● BRIEF:
Transcribe the listing that follows in full, omitting pictures.

[start WORKING DATA]

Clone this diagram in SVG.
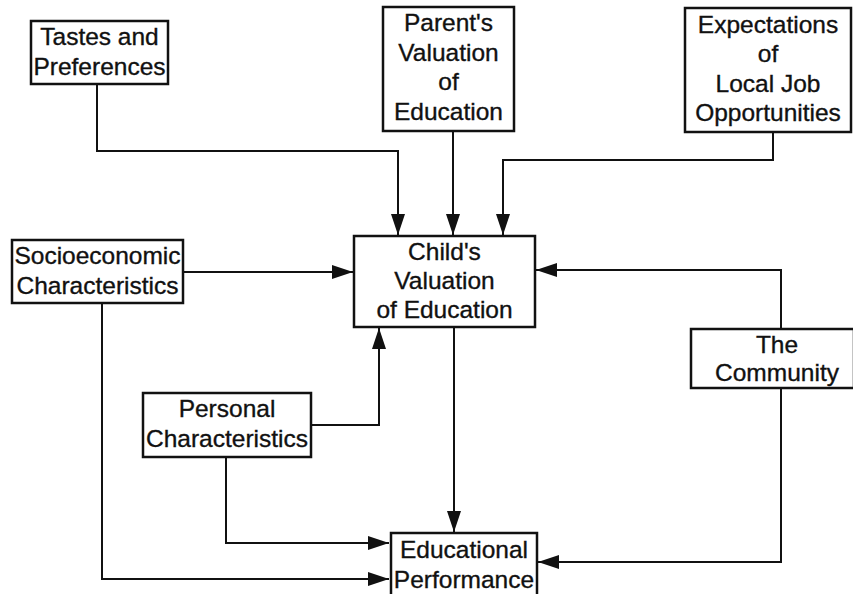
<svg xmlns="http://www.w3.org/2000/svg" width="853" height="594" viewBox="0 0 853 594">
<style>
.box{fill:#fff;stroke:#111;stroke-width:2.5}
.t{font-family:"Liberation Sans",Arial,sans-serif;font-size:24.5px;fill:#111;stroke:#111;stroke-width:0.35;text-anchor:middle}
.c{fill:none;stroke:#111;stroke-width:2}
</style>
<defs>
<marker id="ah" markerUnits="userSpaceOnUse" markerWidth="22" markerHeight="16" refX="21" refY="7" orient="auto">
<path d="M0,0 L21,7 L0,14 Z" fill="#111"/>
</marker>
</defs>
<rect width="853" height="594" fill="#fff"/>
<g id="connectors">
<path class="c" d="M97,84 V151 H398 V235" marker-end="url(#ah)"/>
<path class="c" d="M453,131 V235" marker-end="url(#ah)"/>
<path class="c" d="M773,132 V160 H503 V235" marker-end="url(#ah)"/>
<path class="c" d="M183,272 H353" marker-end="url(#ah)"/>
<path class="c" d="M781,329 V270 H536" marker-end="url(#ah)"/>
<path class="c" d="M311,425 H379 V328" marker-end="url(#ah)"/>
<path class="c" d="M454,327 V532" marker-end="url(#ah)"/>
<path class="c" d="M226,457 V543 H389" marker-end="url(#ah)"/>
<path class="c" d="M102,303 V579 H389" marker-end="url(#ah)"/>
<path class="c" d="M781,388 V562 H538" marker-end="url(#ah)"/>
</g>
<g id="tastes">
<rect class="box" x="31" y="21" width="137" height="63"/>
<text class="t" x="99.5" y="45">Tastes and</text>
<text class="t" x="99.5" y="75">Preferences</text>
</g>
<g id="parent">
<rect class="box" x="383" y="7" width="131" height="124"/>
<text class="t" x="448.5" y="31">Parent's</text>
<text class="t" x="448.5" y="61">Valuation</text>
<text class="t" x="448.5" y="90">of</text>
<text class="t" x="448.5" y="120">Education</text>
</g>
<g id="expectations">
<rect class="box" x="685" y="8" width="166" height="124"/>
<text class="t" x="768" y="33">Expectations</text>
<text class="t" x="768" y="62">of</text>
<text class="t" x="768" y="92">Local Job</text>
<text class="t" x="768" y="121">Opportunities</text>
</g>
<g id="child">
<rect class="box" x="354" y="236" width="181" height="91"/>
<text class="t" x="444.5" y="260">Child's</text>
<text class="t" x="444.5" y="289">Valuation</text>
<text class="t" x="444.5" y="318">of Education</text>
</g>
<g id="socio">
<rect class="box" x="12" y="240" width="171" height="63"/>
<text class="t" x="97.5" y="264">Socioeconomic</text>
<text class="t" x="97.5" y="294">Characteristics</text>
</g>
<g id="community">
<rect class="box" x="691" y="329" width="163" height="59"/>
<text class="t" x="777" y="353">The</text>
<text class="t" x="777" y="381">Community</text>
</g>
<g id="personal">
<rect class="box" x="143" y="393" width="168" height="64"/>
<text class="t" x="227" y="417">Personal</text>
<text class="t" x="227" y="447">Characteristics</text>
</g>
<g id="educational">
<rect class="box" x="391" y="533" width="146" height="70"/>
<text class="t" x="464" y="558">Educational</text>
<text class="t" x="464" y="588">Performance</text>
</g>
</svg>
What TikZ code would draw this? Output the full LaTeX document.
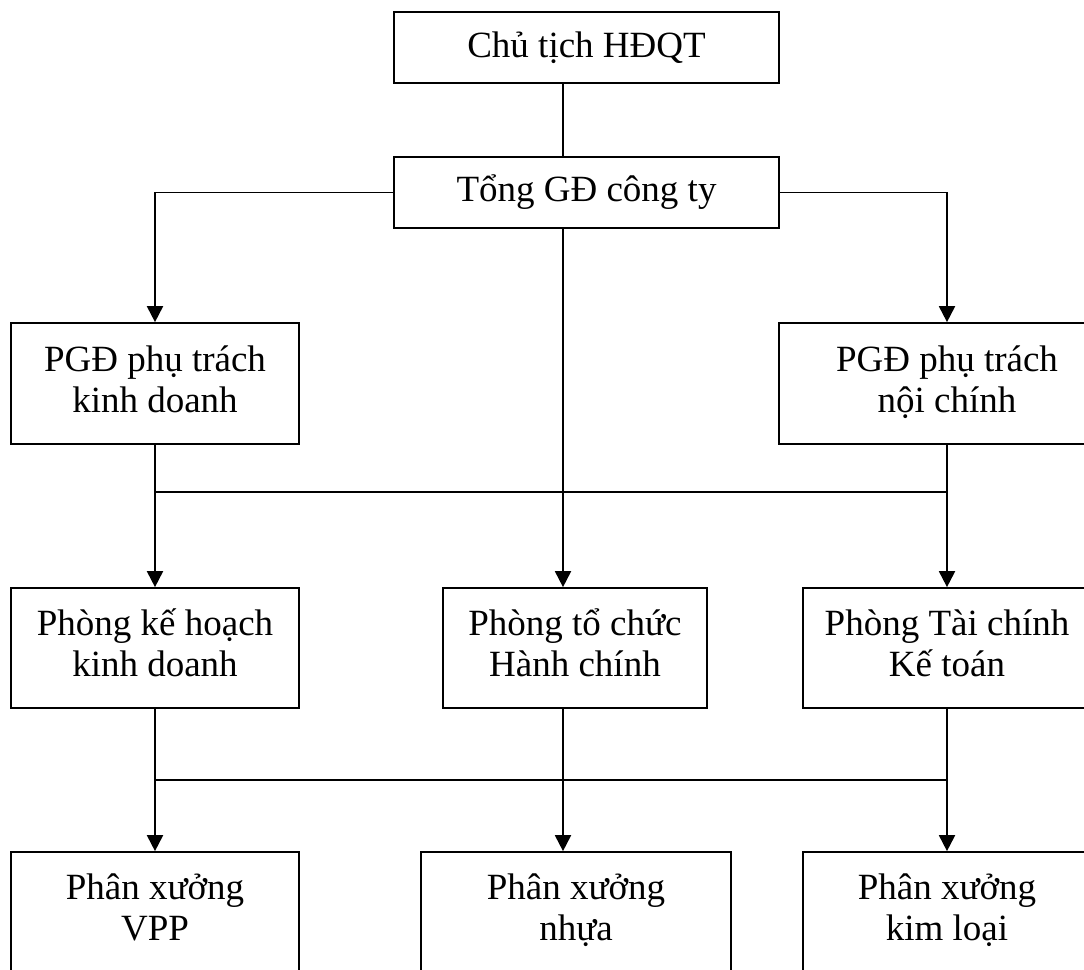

[end WORKING DATA]

● RESULT OF THIS TASK:
Clone this diagram in SVG.
<svg xmlns="http://www.w3.org/2000/svg" width="853" height="594" viewBox="0 0 853 594">
<style>
.box{fill:#fff;stroke:#111;stroke-width:2.5}
.t{font-family:"Liberation Sans",Arial,sans-serif;font-size:24.5px;fill:#111;stroke:#111;stroke-width:0.35;text-anchor:middle}
.c{fill:none;stroke:#111;stroke-width:2}
</style>
<defs>
<marker id="ah" markerUnits="userSpaceOnUse" markerWidth="22" markerHeight="16" refX="21" refY="7" orient="auto">
<path d="M0,0 L21,7 L0,14 Z" fill="#111"/>
</marker>
</defs>
<rect width="853" height="594" fill="#fff"/>
<g id="connectors">
<path class="c" d="M97,84 V151 H398 V235" marker-end="url(#ah)"/>
<path class="c" d="M453,131 V235" marker-end="url(#ah)"/>
<path class="c" d="M773,132 V160 H503 V235" marker-end="url(#ah)"/>
<path class="c" d="M183,272 H353" marker-end="url(#ah)"/>
<path class="c" d="M781,329 V270 H536" marker-end="url(#ah)"/>
<path class="c" d="M311,425 H379 V328" marker-end="url(#ah)"/>
<path class="c" d="M454,327 V532" marker-end="url(#ah)"/>
<path class="c" d="M226,457 V543 H389" marker-end="url(#ah)"/>
<path class="c" d="M102,303 V579 H389" marker-end="url(#ah)"/>
<path class="c" d="M781,388 V562 H538" marker-end="url(#ah)"/>
</g>
<g id="tastes">
<rect class="box" x="31" y="21" width="137" height="63"/>
<text class="t" x="99.5" y="45">Tastes and</text>
<text class="t" x="99.5" y="75">Preferences</text>
</g>
<g id="parent">
<rect class="box" x="383" y="7" width="131" height="124"/>
<text class="t" x="448.5" y="31">Parent's</text>
<text class="t" x="448.5" y="61">Valuation</text>
<text class="t" x="448.5" y="90">of</text>
<text class="t" x="448.5" y="120">Education</text>
</g>
<g id="expectations">
<rect class="box" x="685" y="8" width="166" height="124"/>
<text class="t" x="768" y="33">Expectations</text>
<text class="t" x="768" y="62">of</text>
<text class="t" x="768" y="92">Local Job</text>
<text class="t" x="768" y="121">Opportunities</text>
</g>
<g id="child">
<rect class="box" x="354" y="236" width="181" height="91"/>
<text class="t" x="444.5" y="260">Child's</text>
<text class="t" x="444.5" y="289">Valuation</text>
<text class="t" x="444.5" y="318">of Education</text>
</g>
<g id="socio">
<rect class="box" x="12" y="240" width="171" height="63"/>
<text class="t" x="97.5" y="264">Socioeconomic</text>
<text class="t" x="97.5" y="294">Characteristics</text>
</g>
<g id="community">
<rect class="box" x="691" y="329" width="163" height="59"/>
<text class="t" x="777" y="353">The</text>
<text class="t" x="777" y="381">Community</text>
</g>
<g id="personal">
<rect class="box" x="143" y="393" width="168" height="64"/>
<text class="t" x="227" y="417">Personal</text>
<text class="t" x="227" y="447">Characteristics</text>
</g>
<g id="educational">
<rect class="box" x="391" y="533" width="146" height="70"/>
<text class="t" x="464" y="558">Educational</text>
<text class="t" x="464" y="588">Performance</text>
</g>
</svg>
What TikZ code would draw this? Output the full LaTeX document.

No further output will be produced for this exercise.